Scientists Unveil New Chemical to Help Plants Retain Water
A study by researchers at the University of East Anglia in the US, reported that 25 percent of the world's lands are threatened by drought, as water resources are declining due to the effects of climate change.
A solution by the University of California could address this problem. It involves a chemical that helps plants hold onto and preserve water, which could stem the wave of massive annual crop losses from drought.
Senior author Sean Cutler, a plant biologist at University of California, said: "Drought is the No. 1 cause of annual crop failures worldwide.”
“This chemical is an exciting new tool that could help farmers better manage crop performance when water levels are low."
Details of the team's work on the newer, more effective anti-water-loss chemical are described in a paper published in the Science journal. They named the new chemical, Opabactin, or "OP."

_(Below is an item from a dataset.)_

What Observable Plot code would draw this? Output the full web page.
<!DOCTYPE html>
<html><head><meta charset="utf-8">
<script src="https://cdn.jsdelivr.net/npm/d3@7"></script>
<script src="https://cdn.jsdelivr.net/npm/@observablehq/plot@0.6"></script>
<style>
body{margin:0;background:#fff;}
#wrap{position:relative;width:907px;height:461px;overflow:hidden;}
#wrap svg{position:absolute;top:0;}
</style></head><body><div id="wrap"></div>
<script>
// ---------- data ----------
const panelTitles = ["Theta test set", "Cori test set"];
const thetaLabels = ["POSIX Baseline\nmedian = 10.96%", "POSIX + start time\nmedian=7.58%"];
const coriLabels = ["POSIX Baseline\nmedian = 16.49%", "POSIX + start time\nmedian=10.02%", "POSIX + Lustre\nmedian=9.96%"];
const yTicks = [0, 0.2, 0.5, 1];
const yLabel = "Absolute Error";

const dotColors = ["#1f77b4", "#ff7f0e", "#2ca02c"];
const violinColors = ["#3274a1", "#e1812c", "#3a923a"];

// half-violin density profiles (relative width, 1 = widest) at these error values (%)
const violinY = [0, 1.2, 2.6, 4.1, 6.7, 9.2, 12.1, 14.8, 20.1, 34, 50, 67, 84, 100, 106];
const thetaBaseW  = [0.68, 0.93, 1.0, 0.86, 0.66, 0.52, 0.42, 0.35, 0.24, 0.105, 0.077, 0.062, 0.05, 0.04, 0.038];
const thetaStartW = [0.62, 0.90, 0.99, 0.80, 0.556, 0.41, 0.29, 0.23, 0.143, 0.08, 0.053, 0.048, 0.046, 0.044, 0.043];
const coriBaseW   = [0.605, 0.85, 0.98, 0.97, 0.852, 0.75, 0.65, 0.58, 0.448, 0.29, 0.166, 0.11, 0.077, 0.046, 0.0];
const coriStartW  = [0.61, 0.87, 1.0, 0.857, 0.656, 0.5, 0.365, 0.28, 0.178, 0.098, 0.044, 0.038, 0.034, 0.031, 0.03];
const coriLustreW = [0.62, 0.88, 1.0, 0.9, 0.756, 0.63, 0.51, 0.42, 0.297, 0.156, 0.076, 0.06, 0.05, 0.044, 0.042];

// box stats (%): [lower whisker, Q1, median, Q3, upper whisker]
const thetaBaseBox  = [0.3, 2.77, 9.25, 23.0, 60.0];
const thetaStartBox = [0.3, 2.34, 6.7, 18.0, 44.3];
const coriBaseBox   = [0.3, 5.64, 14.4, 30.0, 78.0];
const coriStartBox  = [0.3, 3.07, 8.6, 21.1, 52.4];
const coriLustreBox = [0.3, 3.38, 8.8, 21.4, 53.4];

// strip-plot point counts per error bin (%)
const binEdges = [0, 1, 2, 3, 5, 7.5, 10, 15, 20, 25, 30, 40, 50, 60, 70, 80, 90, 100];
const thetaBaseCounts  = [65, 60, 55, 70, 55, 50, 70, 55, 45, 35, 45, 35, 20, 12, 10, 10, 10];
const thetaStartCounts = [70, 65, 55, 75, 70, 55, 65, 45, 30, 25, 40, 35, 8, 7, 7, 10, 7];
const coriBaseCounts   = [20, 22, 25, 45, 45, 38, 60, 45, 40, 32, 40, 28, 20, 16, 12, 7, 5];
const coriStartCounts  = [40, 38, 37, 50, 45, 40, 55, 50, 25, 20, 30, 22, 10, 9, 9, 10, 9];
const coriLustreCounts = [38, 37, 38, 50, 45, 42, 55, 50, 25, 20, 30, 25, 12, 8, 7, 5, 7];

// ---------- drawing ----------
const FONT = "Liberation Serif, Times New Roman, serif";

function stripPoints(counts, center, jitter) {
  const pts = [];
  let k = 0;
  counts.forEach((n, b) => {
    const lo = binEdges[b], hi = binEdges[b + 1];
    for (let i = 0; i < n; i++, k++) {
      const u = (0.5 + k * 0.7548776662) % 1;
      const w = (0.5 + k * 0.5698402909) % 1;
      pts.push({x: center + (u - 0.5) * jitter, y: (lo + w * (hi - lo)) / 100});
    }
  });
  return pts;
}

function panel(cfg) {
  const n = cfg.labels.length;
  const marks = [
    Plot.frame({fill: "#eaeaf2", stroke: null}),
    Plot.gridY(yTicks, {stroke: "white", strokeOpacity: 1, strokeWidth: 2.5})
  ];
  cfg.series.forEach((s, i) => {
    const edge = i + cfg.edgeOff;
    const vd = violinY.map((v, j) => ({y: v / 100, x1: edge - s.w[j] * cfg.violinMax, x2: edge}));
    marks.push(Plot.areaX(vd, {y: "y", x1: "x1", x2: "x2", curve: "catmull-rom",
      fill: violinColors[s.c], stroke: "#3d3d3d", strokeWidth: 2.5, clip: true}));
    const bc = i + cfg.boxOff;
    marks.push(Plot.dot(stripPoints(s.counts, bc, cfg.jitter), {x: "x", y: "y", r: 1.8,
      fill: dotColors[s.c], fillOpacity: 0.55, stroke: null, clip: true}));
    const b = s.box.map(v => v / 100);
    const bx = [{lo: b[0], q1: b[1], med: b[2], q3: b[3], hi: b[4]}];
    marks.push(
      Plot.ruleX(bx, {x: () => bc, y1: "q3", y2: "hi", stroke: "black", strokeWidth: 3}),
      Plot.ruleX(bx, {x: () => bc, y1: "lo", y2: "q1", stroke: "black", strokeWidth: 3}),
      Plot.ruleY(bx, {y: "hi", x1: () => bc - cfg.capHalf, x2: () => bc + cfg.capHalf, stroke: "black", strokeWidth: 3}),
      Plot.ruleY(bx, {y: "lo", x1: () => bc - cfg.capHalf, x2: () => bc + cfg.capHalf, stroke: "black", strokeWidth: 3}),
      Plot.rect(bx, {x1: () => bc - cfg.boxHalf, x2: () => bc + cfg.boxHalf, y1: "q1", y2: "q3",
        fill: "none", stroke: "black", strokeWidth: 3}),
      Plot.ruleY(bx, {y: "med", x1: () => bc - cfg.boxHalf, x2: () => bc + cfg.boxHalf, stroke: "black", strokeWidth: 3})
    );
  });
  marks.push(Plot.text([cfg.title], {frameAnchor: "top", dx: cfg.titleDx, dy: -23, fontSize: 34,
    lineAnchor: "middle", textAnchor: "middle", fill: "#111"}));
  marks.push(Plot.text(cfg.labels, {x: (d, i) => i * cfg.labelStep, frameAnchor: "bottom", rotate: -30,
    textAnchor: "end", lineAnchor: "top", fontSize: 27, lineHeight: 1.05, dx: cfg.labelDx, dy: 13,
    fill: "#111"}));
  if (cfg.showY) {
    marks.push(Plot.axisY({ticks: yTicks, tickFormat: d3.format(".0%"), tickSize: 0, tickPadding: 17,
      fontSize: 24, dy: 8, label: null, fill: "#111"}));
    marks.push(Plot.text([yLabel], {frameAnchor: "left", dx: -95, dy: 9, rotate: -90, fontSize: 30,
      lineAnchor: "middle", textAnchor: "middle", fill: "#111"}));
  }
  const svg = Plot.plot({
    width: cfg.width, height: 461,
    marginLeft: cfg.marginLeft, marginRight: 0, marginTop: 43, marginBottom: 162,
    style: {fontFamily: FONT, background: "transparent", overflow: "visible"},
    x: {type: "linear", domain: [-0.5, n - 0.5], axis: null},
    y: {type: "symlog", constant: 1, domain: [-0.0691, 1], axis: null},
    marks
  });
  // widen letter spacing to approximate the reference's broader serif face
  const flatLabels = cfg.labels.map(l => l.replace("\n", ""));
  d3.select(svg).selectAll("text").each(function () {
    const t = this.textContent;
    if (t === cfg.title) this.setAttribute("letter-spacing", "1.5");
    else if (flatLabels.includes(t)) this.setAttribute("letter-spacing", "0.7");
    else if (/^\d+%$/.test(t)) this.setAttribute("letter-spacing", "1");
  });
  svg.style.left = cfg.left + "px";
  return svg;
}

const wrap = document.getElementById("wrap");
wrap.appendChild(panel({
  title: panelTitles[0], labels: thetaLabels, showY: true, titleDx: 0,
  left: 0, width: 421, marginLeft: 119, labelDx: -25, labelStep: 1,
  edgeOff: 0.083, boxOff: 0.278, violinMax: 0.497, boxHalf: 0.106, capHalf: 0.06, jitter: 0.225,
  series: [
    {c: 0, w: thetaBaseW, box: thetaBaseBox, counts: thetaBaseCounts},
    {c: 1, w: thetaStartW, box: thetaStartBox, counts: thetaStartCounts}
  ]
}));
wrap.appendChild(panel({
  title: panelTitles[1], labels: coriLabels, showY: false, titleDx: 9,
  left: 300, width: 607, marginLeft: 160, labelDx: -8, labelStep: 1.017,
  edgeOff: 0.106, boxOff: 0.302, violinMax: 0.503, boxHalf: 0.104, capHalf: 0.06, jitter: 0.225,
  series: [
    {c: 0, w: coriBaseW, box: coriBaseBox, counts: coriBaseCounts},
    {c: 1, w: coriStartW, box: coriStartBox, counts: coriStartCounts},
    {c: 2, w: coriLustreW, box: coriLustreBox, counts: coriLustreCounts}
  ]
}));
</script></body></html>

The drug mimics abscisic acid, or ABA, the natural hormone produced by plants in response to drought stress. ABA slows a plant's growth, so it doesn't consume more water than is available and doesn't wilt.
Scientists have known for a long time that spraying plants with ABA can improve their drought tolerance. However, it is too unstable and expensive to be useful to most farmers. This led farmers to seek an affordable replacement, the Opabactin.
When ABA binds to a hormone receptor molecule in a plant cell, it forms two tight bonds, like hands grabbing onto handles. Scientists searched millions of different hormone-mimicking molecules and resulted in OP.
"OP is 10-times stronger than ABA, which makes it a 'super hormone.' And it works fast. Within hours it could give growers more flexibility around how they deal with drought," Cutler told Asharq Al-Awsat via email.
"One thing we can do that plants can't is predict the near future with reasonable accuracy. Two weeks out, if we think there's a reasonable chance of drought, we have enough time to make decisions like applying OP that can improve crop yields," he explained.